Kayıt dışı çalışan, amaçları tutuklamak ve öldürmek değil, gangsterlerin şehri terk etmelerine neden olacak bir şekilde gelir kaynaklarını ve işletmelerini yok etmek olan altı polisin hikâye boyunca başvurduğu şiddeti haklı çıkarmak için gansgterlerin sadizme varan acımasızlıklarını ısrarla ve dozunu da sürekli yükselterek gösteriyor film. Fuhuş, uyuşturucu, kumar ve yasa dışı bahis işlerinde faaliyet gösteren çetenin, şehrin ileri gelenleri (emniyet ve yargı mensupları) ile yakın ilişkilerini de göstererek, film bize “her türlü muameleyi hak ediyorlar” diyor düzenli olarak. Gerçek bir gansgster olan Mickey Kohen ve onun da dahil olduğu pek çok gansgteri şehirden kovmak için oluşturulan “gangster takımı” gerçekten varlar Amerikan tarihinde ama film buradan yola çıkıp kafasına göre oluşturduğu bir hikâye anlatıyor bize. Bu takımın elemanları işlerini yaparken bugün pek hoş görülmeyecek pek çok yönteme başvurmuşlar gerçekten de ama bugün bile polis örgütlerinin bu tür yöntemleri -yumuşatarak da olsa- kullanmaya devam ettiğini kim inkâr edebilir? Gerçekte bir vergi kaçakçılığı suçu ile hapse atılan Kohen’i filmde cinayet suçlaması ile içeri tıkılmış gibi göstermesi başta olmak üzere daha pek çok gerçeği çarpıtan film, finalinde anlatıcının ağzından duyduğumuz “isimsiz kahraman polisler” sözleri ile asıl derdinin ne olduğunu da açıkça söylemekten çekinmiyor.
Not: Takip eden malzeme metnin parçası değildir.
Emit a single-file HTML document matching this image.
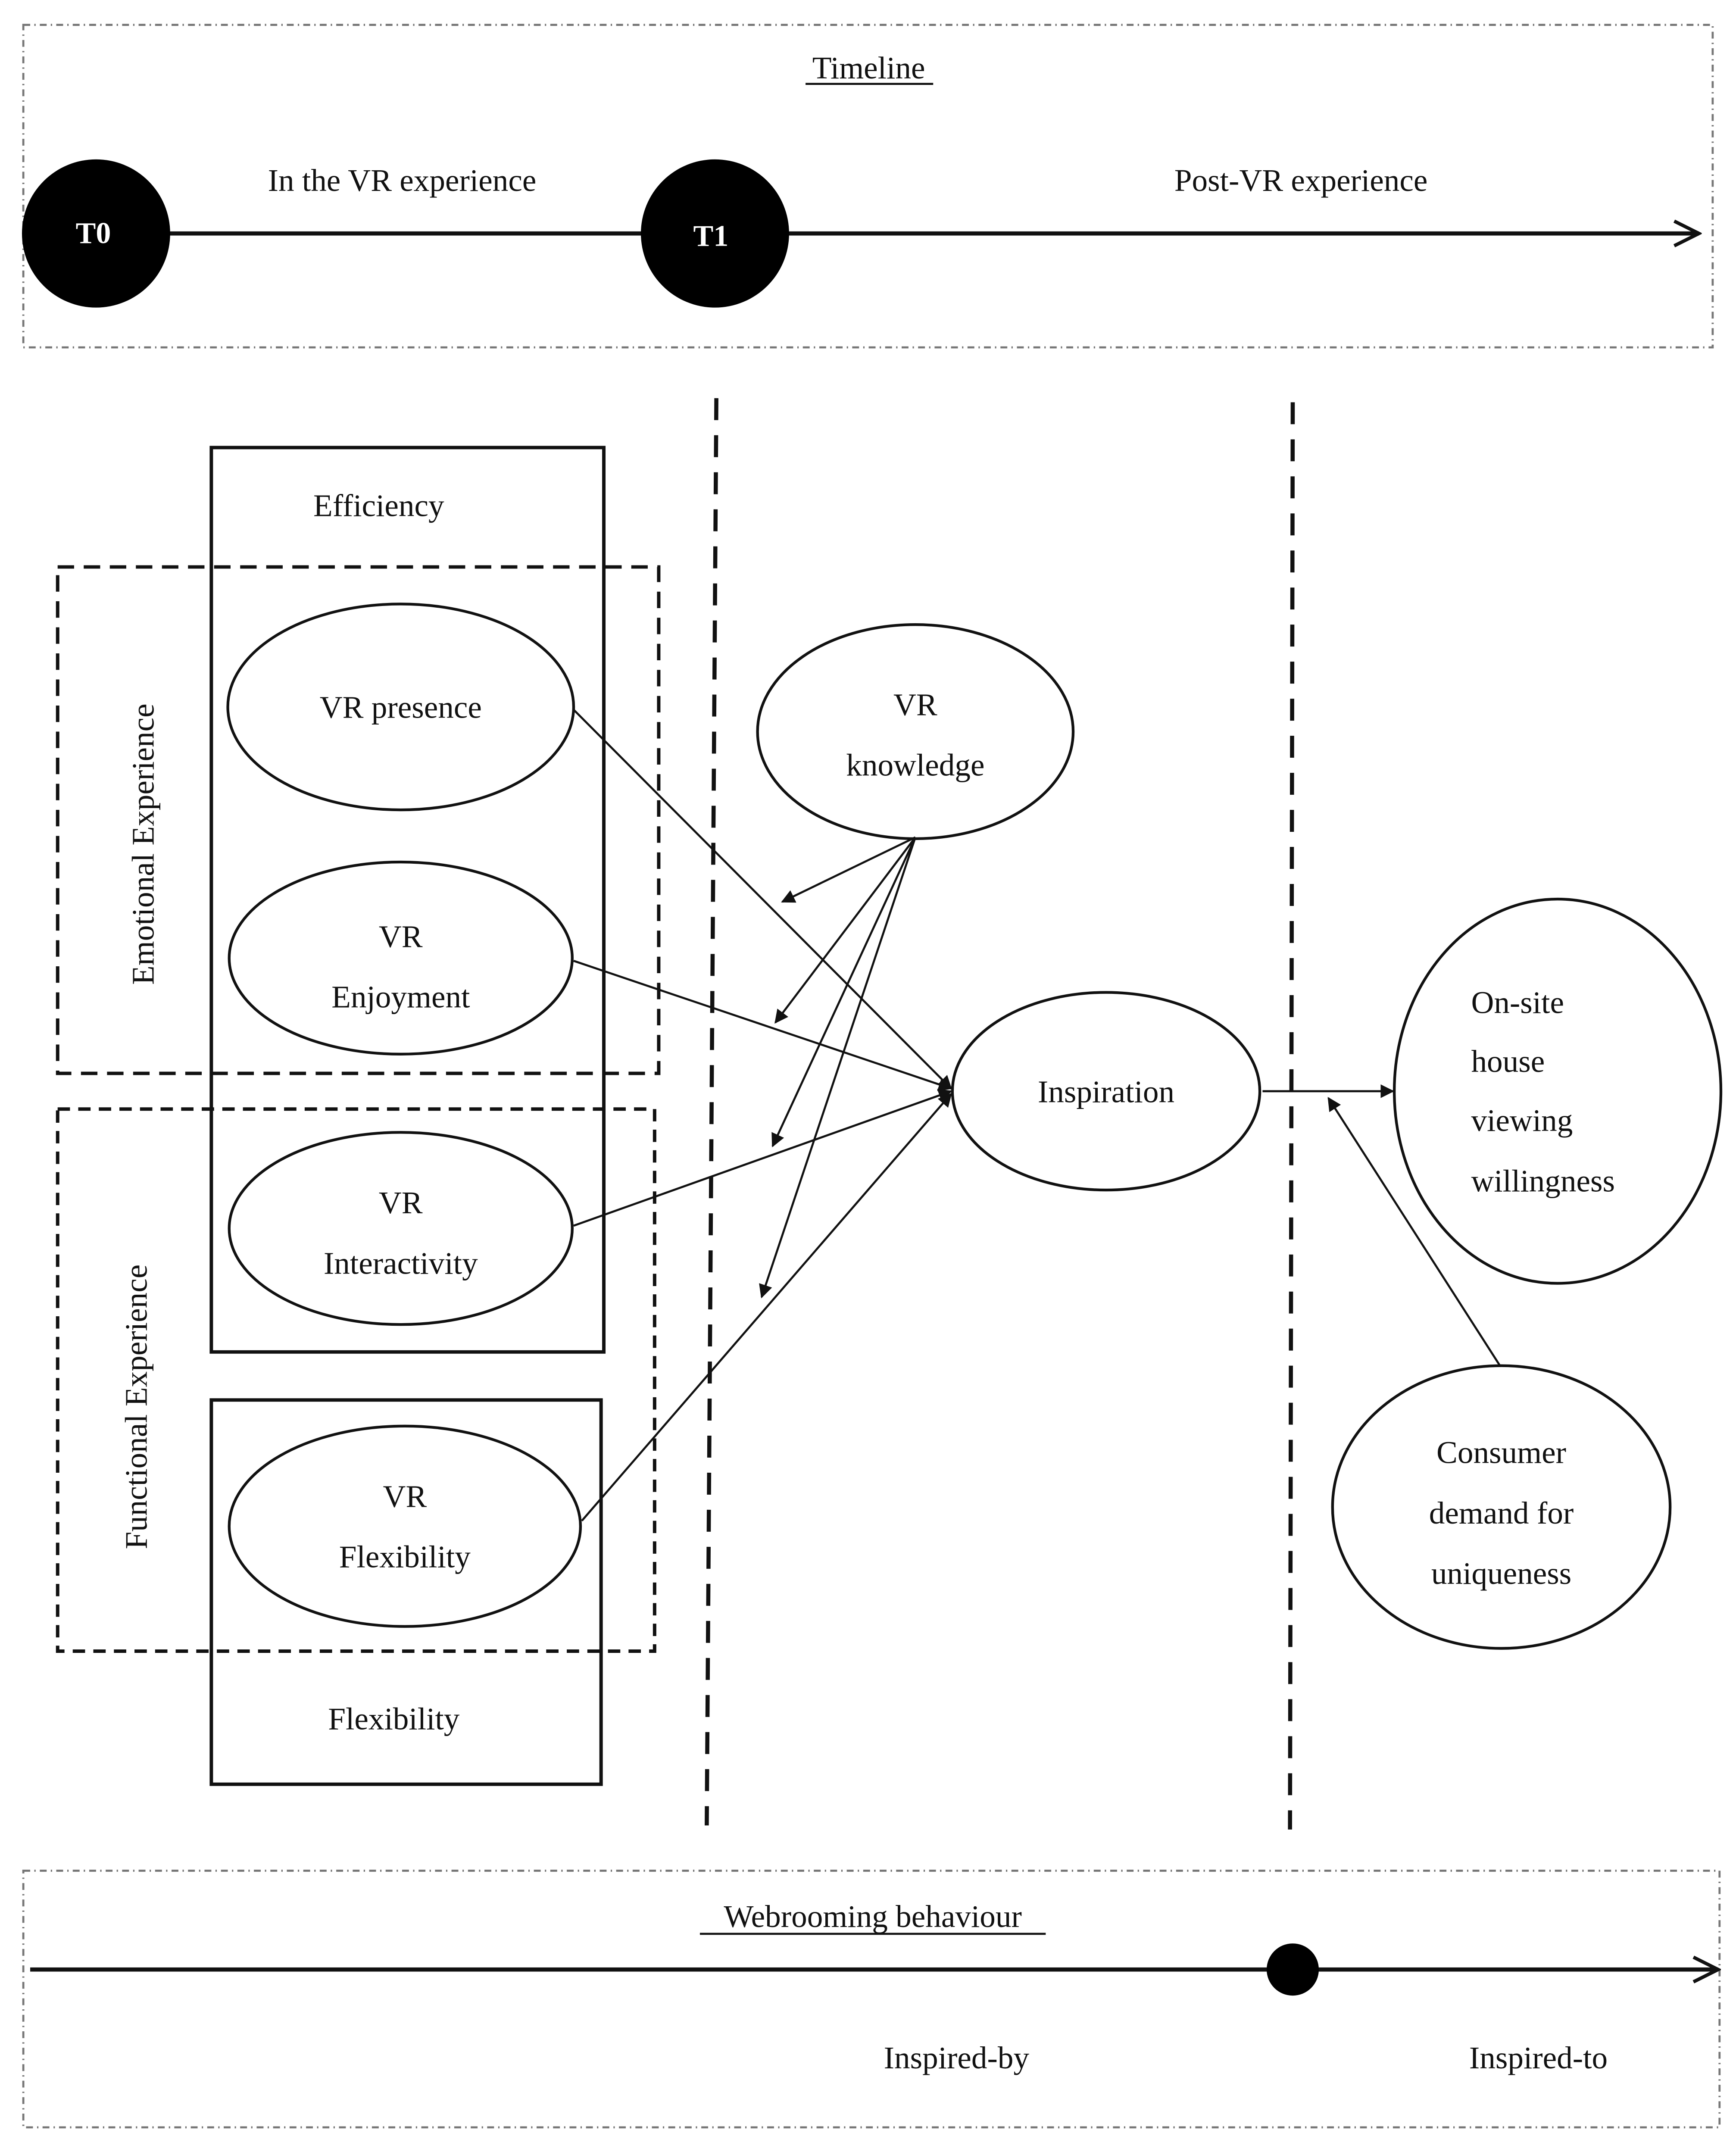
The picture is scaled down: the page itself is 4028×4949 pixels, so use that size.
<!DOCTYPE html>
<html><head><meta charset="utf-8"><style>
html,body{margin:0;padding:0;background:#fff;}
svg{display:block;}
text{font-family:"Liberation Serif",serif;font-size:23px;fill:#111;}
</style></head><body>
<svg width="4028" height="4949" viewBox="0 0 1265 1554" xmlns="http://www.w3.org/2000/svg">
<defs>
<marker id="a" markerWidth="10" markerHeight="10" refX="9" refY="5" orient="auto" markerUnits="userSpaceOnUse" viewBox="0 0 10 10"><path d="M0,0 L10,5 L0,10 z" fill="#111"/></marker>
<marker id="b" markerWidth="22" markerHeight="22" refX="20" refY="11" orient="auto" markerUnits="userSpaceOnUse" viewBox="0 0 22 22"><path d="M2,2 L20,11 L2,20" fill="none" stroke="#111" stroke-width="2.5"/></marker>
</defs>
<rect width="1265" height="1554" fill="#fff"/>
<!-- top box -->
<rect x="17" y="18" width="1231" height="235" fill="none" stroke="#777" stroke-width="1.5" stroke-dasharray="5,3,1,3"/>
<text x="633" y="57" text-anchor="middle">Timeline</text>
<line x1="587" y1="61" x2="680" y2="61" stroke="#111" stroke-width="1.5"/>
<line x1="120" y1="170" x2="1238" y2="170" stroke="#111" stroke-width="3" marker-end="url(#b)"/>
<circle cx="70" cy="170" r="54" fill="#000"/>
<circle cx="521" cy="170" r="54" fill="#000"/>
<text x="68" y="177" text-anchor="middle" style="fill:#fff;font-weight:bold;font-size:22px">T0</text>
<text x="518" y="179" text-anchor="middle" style="fill:#fff;font-weight:bold;font-size:22px">T1</text>
<text x="293" y="139" text-anchor="middle">In the VR experience</text>
<text x="948" y="139" text-anchor="middle">Post-VR experience</text>
<!-- vertical dashed -->
<line x1="522" y1="290" x2="515" y2="1330" stroke="#111" stroke-width="3" stroke-dasharray="16,11"/>
<line x1="942" y1="293" x2="940" y2="1333" stroke="#111" stroke-width="3" stroke-dasharray="16,11"/>
<!-- rects -->
<rect x="154" y="326" width="286" height="659" fill="none" stroke="#111" stroke-width="2.5"/>
<text x="276" y="376" text-anchor="middle">Efficiency</text>
<rect x="42" y="413" width="438" height="369" fill="none" stroke="#111" stroke-width="2.5" stroke-dasharray="12,7"/>
<rect x="42" y="808" width="435" height="395" fill="none" stroke="#111" stroke-width="2.5" stroke-dasharray="9,6"/>
<rect x="154" y="1020" width="284" height="280" fill="none" stroke="#111" stroke-width="2.5"/>
<text x="287" y="1260" text-anchor="middle">Flexibility</text>
<text transform="translate(112,615) rotate(-90)" text-anchor="middle">Emotional Experience</text>
<text transform="translate(107,1025) rotate(-90)" text-anchor="middle">Functional Experience</text>
<!-- ellipses -->
<g fill="#fff" stroke="#111" stroke-width="2">
<ellipse cx="292" cy="515" rx="126" ry="75"/>
<ellipse cx="292" cy="698" rx="125" ry="70"/>
<ellipse cx="292" cy="895" rx="125" ry="70"/>
<ellipse cx="295" cy="1112" rx="128" ry="73"/>
<ellipse cx="667" cy="533" rx="115" ry="78"/>
<ellipse cx="806" cy="795" rx="112" ry="72"/>
<ellipse cx="1135" cy="795" rx="119" ry="140"/>
<ellipse cx="1094" cy="1098" rx="123" ry="103"/>
</g>
<text x="292" y="523" text-anchor="middle">VR presence</text>
<text x="292" y="690" text-anchor="middle">VR</text>
<text x="292" y="734" text-anchor="middle">Enjoyment</text>
<text x="292" y="884" text-anchor="middle">VR</text>
<text x="292" y="928" text-anchor="middle">Interactivity</text>
<text x="295" y="1098" text-anchor="middle">VR</text>
<text x="295" y="1142" text-anchor="middle">Flexibility</text>
<text x="667" y="521" text-anchor="middle">VR</text>
<text x="667" y="565" text-anchor="middle">knowledge</text>
<text x="806" y="803" text-anchor="middle">Inspiration</text>
<text x="1072" y="738">On-site</text>
<text x="1072" y="781">house</text>
<text x="1072" y="824">viewing</text>
<text x="1072" y="868">willingness</text>
<text x="1094" y="1066" text-anchor="middle">Consumer</text>
<text x="1094" y="1110" text-anchor="middle">demand for</text>
<text x="1094" y="1154" text-anchor="middle">uniqueness</text>
<!-- arrows -->
<g stroke="#111" stroke-width="1.5" fill="none">
<line x1="418" y1="517" x2="693" y2="793" marker-end="url(#a)"/>
<line x1="418" y1="700" x2="693" y2="793" marker-end="url(#a)"/>
<line x1="418" y1="893" x2="693" y2="795" marker-end="url(#a)"/>
<line x1="424" y1="1108" x2="693" y2="797" marker-end="url(#a)"/>
<line x1="667" y1="610" x2="570" y2="657" marker-end="url(#a)"/>
<line x1="667" y1="610" x2="565" y2="745" marker-end="url(#a)"/>
<line x1="667" y1="610" x2="563" y2="835" marker-end="url(#a)"/>
<line x1="667" y1="610" x2="555" y2="945" marker-end="url(#a)"/>
<line x1="920" y1="795" x2="1015" y2="795" marker-end="url(#a)"/>
<line x1="1093" y1="995" x2="968" y2="800" marker-end="url(#a)"/>
</g>
<!-- bottom box -->
<rect x="17" y="1363" width="1236" height="187" fill="none" stroke="#777" stroke-width="1.5" stroke-dasharray="5,3,1,3"/>
<text x="636" y="1404" text-anchor="middle">Webrooming behaviour</text>
<line x1="510" y1="1409" x2="762" y2="1409" stroke="#111" stroke-width="1.5"/>
<line x1="22" y1="1435" x2="1252" y2="1435" stroke="#111" stroke-width="3" marker-end="url(#b)"/>
<circle cx="942" cy="1435" r="19" fill="#000"/>
<text x="697" y="1507" text-anchor="middle">Inspired-by</text>
<text x="1121" y="1507" text-anchor="middle">Inspired-to</text>
</svg>
</body></html>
Fazla makyajlı görünen ve rolünü pek de içine sindirmişe benzemeyen Sean Penn’in de aralarında olduğu zengin bir kadrosu var filmin ama oyuncuların hiçbirinden özel bir performans göremiyoruz. Yönetmen Ruben Fleischer’ın da böyle bir derdi yok zaten; onun derdi matkapla delinen beyinden ızgarada pişen ete geçiş yapmak gibi “incelikler” ya da eğlenceli bir caz müziği eşliğinde kurşunlarla buluşan bedenleri göstermek asıl olarak. Zaman zaman kaba bir çizgi roman estetiğine de bürünen filmde polislerden birinin kullandıkları yöntemlerden rahatsız olarak ve gansgsterleri kastederek “onlarla aramızda ne fark var?” demesi veya yine aynı polisin benzer bir başka şikâyeti üzerinden film “liberal” bir sorgulamaya da giriyor gibi görünüyor ama bu sahnelerin asıl amacı, bu polisin akıbeti ve çocuğunun öfke dolu gözyaşları üzerinden üreteceği povokasyonun etkisini arttırmak sadece.
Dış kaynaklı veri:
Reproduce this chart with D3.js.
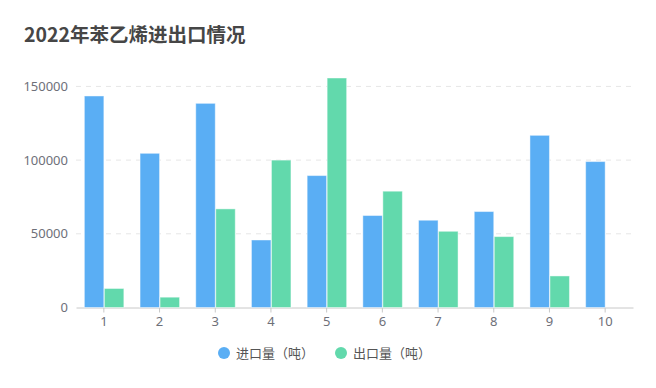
<!DOCTYPE html>
<html>
<head>
<meta charset="utf-8">
<script src="https://cdn.jsdelivr.net/npm/d3@7"></script>
<style>
  body { margin: 0; background: #fff; }
  svg { font-family: "Noto Sans CJK SC", "Noto Sans", sans-serif; }
</style>
</head>
<body>
<div id="chart-area"><svg></svg></div>
<script>
const chartSize = { width: 656, height: 388 };
const margin = { left: 76, right: 23, top: 78, bottom: 80.5 };
const width = chartSize.width - margin.left - margin.right;
const height = chartSize.height - margin.top - margin.bottom;

const months = ['1', '2', '3', '4', '5', '6', '7', '8', '9', '10'];
const imports = [143500, 104600, 138500, 45800, 89500, 62400, 59200, 65100, 116800, 99000];
const exports = [12900, 7000, 66900, 100000, 155700, 78900, 51700, 48100, 21400, null];
const yTicks = [0, 50000, 100000, 150000];
const seriesNames = ['进口量（吨）', '出口量（吨）'];
const colors = ['#5aaef4', '#62d9ac'];

const main = () => {
  const svg = d3.select('#chart-area svg')
    .attr('width', chartSize.width)
    .attr('height', chartSize.height);

  svg.append('text')
    .attr('x', 24).attr('y', 42)
    .attr('font-size', 19.5).attr('font-weight', 'bold')
    .attr('fill', '#464646')
    .text('2022年苯乙烯进出口情况');

  const g = svg.append('g')
    .attr('transform', `translate(${margin.left},${margin.top})`);

  const x = d3.scaleBand().domain(months).range([0, width]);
  const y = d3.scaleLinear()
    .domain([0, d3.max([...imports, ...exports])])
    .range([height, 0]);

  // grid
  g.selectAll('.grid').data(yTicks.filter(t => t > 0)).enter()
    .append('line')
    .attr('x1', 0).attr('x2', width)
    .attr('y1', d => y(d)).attr('y2', d => y(d))
    .attr('stroke', '#e6e6e6').attr('stroke-dasharray', '5,5');

  const yAxis = d3.axisLeft(y).tickValues(yTicks).tickFormat(d3.format('d'))
    .tickSize(0).tickPadding(8);
  g.append('g').attr('class', 'y axis').call(yAxis)
    .call(a => a.select('.domain').remove())
    .selectAll('text').attr('font-size', 13).attr('fill', '#6e7079')
    .attr('font-family', '"Noto Sans", sans-serif');

  const xAxis = d3.axisBottom(x).tickSize(5).tickSizeOuter(0).tickPadding(4);
  const xa = g.append('g').attr('class', 'x axis')
    .attr('transform', `translate(0,${height})`).call(xAxis);
  xa.select('.domain').attr('stroke', '#c8c8c8');
  xa.selectAll('line').attr('stroke', '#c8c8c8');
  xa.selectAll('text').attr('font-size', 13).attr('fill', '#6e7079')
    .attr('font-family', '"Noto Sans", sans-serif');

  const barW = x.bandwidth() * 0.35;
  const xInner = d3.scaleBand().domain([0, 1])
    .range([x.bandwidth() / 2 - barW - 0.5, x.bandwidth() / 2 + barW + 0.5]);

  [imports, exports].forEach((vals, si) => {
    g.selectAll(`.bar${si}`).data(vals.map((v, i) => ({ m: months[i], v })).filter(d => d.v != null))
      .enter().append('rect')
      .attr('x', d => x(d.m) + xInner(si) + 0.5)
      .attr('y', d => y(d.v))
      .attr('width', barW)
      .attr('height', d => y(0) - y(d.v))
      .attr('fill', colors[si])
      .attr('stroke', 'rgba(255,255,255,0.45)')
      .attr('stroke-width', 1);
  });

  // legend
  const legendX = [224, 341];
  const lg = svg.append('g');
  seriesNames.forEach((name, i) => {
    lg.append('circle').attr('cx', legendX[i]).attr('cy', 353).attr('r', 6).attr('fill', colors[i]);
    lg.append('text').attr('x', legendX[i] + 12).attr('y', 358)
      .attr('font-size', 13).attr('fill', '#555')
      .text(name);
  });
};
window.onload = main;
</script>
</body>
</html>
Bir Yeşilçam filminde görsek dalga geçeceğimiz bir oteli basma sahnesi, arabanın arkasından asılmak gibi akrobatik hareketler, son atışını yapmadan öl(e)meyen polis veya hayli zorlama bir yumruk yumruğa dövüşlü final bölümü gibi tuhaf ve zayıf yönleri de olan film, kendisinde olduğunu düşündüğü görkeme aşık olmakla o kadar meşgul ki bir adamın daha yeni doğum yapmış, kucağında bebeği ve bir elinde de bavulu olan çok sevdiği karısını bineceği kadar trene kadar götürmeyip uzun bir tünelin başında ondan ayrılmasının saçmalığını fark edemiyor. Fark edemiyor çünkü bu sahnede asıl amaç tünelin geometrisi sayesinde çarpıcı bir kare yakalamak. En kayda değer yanı kapanış jeneriğindeki çizimler olan film, -kendisine aşık bir- aksiyonun meraklıları için sadece.